This function calculates the number of permutations of a multiset, this being the multinomial coefficient. If a set X contains k unique elements x_1, x_2, …, x_k with associate counts (or multiplicities) of n_1, n_2, …, n_k, then this function returns
n!/(n_1!n_2!… n_k!)
where n = n_1 + n_2 + cdots + n_k.
Usage
multinom(x, counts = FALSE)
Arguments
x
Either a multiset (with one or more potentially non-unique elements), or if counts is TRUE a set of counts of the unique elements of X. If counts is FALSE and x is not numeric, then x will be coerced into an integer vector internally. If counts is TRUE then x must be a vector of integers that are greater than, or equal to zero.
counts
if counts is TRUE, then this means x is the set of counts n_1, n_2, …, n_k rather than the set itself
## an example with a multiset X = (a,a,a,b,b,c)

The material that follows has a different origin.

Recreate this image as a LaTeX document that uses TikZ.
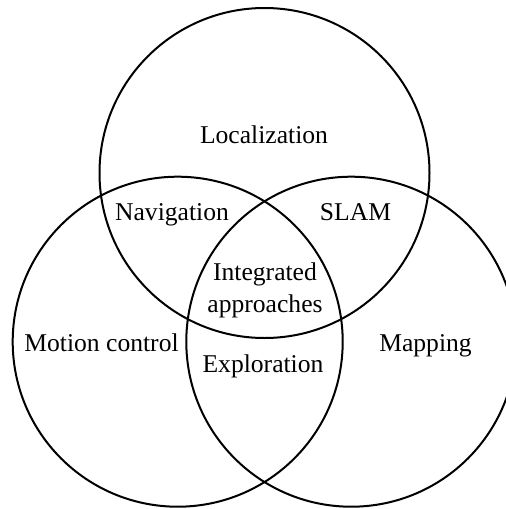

## There are 3 a s, 2 b s and 1 c, so the answer should be
## (3+2+1)!/(3!2!1!) = 6!/3!2!1! = 60
x = rep(letters[1:3],3:1)
multinom(x)
## in this example x is a vector of counts
## the answer should be the same as above as x = c(3,2,1)
x = rep(letters[1:3],3:1)
x = as.vector(table(x)) #coerce x into a vector of counts
multinom(x, counts = TRUE)